Take the lines from the beginning of the material through the line containing "from matplotlib.ticker import" and retype them exactly, leaving the pictures out.

---*---

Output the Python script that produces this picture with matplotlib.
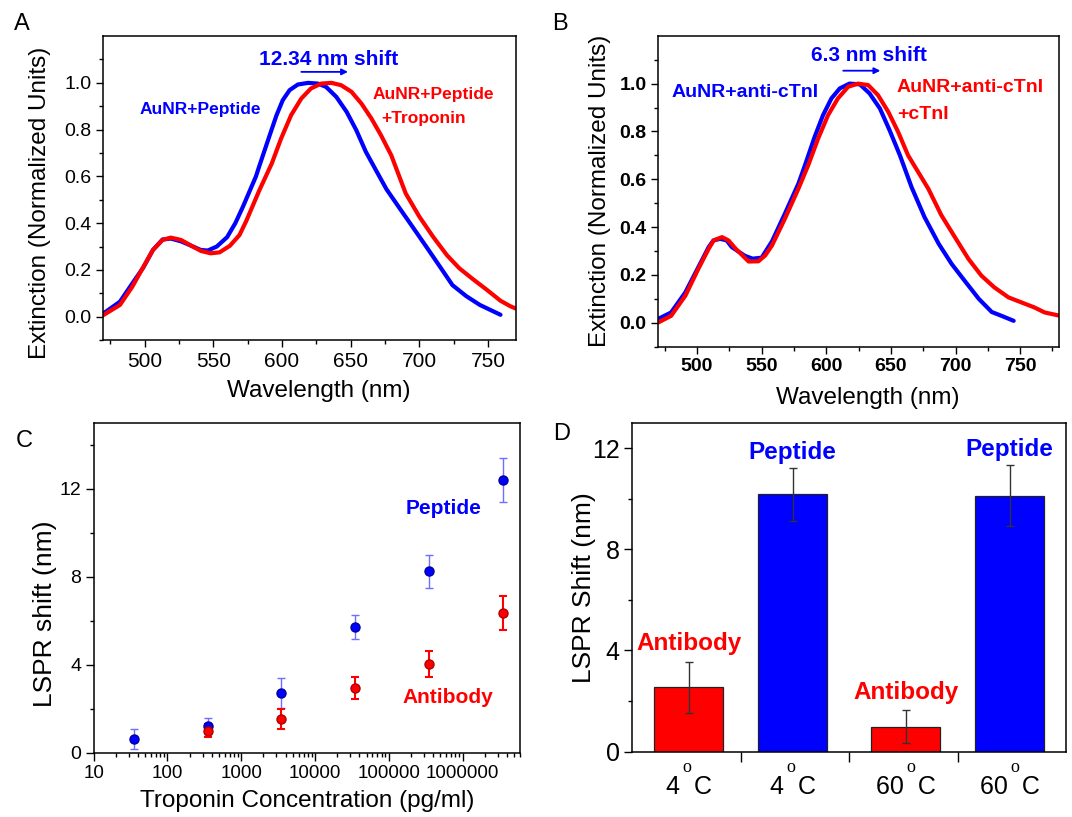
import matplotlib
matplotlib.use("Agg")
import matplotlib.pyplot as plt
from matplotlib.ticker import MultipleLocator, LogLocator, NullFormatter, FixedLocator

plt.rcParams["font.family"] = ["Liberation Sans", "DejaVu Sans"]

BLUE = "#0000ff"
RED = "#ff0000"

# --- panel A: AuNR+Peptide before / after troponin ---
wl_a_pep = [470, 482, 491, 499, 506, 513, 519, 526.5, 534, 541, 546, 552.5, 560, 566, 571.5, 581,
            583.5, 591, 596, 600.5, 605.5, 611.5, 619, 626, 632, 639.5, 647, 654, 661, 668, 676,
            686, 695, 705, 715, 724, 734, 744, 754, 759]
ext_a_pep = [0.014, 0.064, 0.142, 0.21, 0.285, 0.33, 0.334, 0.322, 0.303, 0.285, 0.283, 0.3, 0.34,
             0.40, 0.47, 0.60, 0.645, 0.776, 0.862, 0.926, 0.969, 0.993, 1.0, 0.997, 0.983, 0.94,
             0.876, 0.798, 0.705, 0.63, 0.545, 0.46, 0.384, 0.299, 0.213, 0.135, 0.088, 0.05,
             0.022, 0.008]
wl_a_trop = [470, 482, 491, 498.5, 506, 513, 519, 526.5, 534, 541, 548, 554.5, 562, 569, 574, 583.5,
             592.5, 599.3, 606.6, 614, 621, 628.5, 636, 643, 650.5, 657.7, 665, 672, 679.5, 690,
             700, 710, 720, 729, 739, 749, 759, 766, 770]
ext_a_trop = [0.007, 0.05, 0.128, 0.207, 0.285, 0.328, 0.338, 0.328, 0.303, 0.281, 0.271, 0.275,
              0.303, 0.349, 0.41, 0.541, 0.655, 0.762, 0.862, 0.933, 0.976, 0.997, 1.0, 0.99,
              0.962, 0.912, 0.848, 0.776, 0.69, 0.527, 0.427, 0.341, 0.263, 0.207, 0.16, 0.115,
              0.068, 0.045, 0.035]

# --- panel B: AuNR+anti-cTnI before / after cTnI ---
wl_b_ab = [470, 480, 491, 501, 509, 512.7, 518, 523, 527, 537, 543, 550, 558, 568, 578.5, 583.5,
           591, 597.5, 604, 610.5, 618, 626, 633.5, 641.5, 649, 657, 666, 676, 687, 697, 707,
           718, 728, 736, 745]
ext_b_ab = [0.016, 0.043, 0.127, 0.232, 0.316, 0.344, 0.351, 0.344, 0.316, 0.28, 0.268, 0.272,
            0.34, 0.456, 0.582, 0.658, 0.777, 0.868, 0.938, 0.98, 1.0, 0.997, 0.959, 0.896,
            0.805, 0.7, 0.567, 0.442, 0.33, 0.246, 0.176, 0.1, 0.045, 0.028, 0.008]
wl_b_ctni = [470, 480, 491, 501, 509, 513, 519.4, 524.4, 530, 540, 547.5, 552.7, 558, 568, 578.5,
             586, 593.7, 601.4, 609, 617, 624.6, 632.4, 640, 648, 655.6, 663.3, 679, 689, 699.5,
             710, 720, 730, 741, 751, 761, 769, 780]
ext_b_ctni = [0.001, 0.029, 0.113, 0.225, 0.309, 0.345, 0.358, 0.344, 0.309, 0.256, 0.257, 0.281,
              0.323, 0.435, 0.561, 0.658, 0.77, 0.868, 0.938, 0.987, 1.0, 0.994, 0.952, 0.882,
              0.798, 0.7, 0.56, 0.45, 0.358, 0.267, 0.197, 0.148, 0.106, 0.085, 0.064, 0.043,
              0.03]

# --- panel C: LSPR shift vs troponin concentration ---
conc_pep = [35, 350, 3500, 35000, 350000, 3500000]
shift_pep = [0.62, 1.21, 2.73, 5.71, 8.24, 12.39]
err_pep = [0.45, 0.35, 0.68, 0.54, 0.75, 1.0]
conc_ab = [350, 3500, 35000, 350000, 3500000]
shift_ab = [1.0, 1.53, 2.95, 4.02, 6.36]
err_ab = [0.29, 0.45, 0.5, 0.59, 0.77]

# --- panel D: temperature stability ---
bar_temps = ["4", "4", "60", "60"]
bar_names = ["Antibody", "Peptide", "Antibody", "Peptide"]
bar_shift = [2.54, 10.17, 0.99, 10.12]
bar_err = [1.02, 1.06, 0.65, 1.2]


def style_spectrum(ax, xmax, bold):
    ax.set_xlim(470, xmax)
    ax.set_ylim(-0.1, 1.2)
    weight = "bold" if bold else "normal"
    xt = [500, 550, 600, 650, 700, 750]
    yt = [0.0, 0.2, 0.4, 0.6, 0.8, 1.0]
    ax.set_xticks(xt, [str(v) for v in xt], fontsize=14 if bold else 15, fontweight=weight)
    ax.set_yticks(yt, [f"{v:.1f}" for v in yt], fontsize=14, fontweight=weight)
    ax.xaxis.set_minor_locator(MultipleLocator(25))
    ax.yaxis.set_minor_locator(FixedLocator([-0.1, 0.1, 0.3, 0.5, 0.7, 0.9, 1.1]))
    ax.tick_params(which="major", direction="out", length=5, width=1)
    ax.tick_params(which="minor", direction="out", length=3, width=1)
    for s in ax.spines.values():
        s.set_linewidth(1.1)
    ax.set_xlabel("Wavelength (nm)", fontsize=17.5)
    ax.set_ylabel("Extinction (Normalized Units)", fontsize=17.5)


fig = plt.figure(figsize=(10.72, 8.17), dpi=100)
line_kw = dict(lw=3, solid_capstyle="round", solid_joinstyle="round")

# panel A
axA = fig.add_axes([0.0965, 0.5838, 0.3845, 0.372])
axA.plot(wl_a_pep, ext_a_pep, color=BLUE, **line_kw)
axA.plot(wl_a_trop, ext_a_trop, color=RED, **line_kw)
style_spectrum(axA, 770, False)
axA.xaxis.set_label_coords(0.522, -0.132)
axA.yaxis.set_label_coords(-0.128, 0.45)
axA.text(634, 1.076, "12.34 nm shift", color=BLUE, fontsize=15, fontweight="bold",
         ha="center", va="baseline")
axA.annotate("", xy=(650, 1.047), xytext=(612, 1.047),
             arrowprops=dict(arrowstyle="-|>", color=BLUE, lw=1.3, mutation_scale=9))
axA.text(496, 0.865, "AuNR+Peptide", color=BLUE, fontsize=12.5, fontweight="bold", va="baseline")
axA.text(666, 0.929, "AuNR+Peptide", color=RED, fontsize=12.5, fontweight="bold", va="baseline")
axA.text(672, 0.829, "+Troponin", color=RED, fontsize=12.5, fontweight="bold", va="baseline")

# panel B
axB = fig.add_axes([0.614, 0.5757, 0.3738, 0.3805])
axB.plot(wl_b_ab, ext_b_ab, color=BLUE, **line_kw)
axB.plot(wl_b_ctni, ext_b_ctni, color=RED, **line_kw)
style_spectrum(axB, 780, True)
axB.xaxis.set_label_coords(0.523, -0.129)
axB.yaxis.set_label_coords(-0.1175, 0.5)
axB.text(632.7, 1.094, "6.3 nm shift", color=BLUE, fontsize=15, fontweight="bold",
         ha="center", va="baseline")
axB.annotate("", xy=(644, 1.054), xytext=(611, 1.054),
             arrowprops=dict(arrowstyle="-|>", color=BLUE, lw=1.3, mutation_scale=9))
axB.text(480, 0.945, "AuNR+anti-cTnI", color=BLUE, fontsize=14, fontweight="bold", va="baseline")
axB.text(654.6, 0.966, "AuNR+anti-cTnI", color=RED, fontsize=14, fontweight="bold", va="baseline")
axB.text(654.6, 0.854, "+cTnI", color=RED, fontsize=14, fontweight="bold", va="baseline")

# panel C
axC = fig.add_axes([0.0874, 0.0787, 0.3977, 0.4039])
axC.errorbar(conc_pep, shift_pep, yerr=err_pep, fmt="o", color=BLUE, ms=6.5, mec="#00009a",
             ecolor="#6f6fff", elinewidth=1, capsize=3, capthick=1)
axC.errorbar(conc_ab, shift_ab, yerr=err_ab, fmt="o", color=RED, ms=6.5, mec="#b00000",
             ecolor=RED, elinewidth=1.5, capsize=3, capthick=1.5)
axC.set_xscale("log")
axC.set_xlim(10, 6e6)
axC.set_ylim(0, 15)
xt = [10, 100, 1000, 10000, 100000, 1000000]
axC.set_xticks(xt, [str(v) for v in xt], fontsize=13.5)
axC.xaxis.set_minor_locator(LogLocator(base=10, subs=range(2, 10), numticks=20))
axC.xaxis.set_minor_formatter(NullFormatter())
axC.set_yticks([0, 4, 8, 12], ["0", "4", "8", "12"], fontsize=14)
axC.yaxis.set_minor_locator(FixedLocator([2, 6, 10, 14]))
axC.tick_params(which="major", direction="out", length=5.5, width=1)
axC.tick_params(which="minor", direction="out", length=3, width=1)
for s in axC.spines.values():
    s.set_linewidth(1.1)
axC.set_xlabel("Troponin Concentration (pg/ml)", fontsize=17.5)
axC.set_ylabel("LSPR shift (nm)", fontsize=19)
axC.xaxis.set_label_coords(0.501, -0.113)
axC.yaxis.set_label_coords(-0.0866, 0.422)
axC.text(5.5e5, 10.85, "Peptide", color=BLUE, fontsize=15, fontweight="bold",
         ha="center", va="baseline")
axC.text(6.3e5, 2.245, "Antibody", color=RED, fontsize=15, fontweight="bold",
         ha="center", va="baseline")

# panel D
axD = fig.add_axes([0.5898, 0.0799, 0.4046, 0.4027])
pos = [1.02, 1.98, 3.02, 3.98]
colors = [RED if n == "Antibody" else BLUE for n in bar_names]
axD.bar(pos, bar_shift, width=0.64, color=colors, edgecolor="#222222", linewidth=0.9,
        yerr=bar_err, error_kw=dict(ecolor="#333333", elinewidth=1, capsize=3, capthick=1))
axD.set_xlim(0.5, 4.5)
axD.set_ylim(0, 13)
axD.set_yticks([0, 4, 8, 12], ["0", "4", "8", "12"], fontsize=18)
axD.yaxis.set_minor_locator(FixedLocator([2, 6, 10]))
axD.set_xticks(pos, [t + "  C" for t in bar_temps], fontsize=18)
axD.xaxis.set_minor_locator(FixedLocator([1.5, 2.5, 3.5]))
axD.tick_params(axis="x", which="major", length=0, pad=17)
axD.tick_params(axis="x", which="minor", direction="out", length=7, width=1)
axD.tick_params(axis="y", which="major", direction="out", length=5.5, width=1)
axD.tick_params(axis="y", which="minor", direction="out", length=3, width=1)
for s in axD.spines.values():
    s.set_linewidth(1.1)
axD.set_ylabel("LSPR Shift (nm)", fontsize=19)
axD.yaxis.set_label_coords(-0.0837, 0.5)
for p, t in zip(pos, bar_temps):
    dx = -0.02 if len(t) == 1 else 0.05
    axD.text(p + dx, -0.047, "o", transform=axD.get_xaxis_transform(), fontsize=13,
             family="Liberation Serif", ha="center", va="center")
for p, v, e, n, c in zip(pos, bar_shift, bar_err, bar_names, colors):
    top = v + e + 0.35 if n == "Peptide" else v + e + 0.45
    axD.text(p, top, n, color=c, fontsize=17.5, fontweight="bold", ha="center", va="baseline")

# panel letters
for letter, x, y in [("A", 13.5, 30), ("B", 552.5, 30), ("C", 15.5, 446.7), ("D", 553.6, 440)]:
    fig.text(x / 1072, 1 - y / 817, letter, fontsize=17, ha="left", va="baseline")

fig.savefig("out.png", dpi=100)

---*---

- RESULT FOR THIS TASK:
Output the Python script that produces this picture with matplotlib.
import matplotlib
matplotlib.use("Agg")
import matplotlib.pyplot as plt
from matplotlib.ticker import MultipleLocator, LogLocator, NullFormatter, FixedLocator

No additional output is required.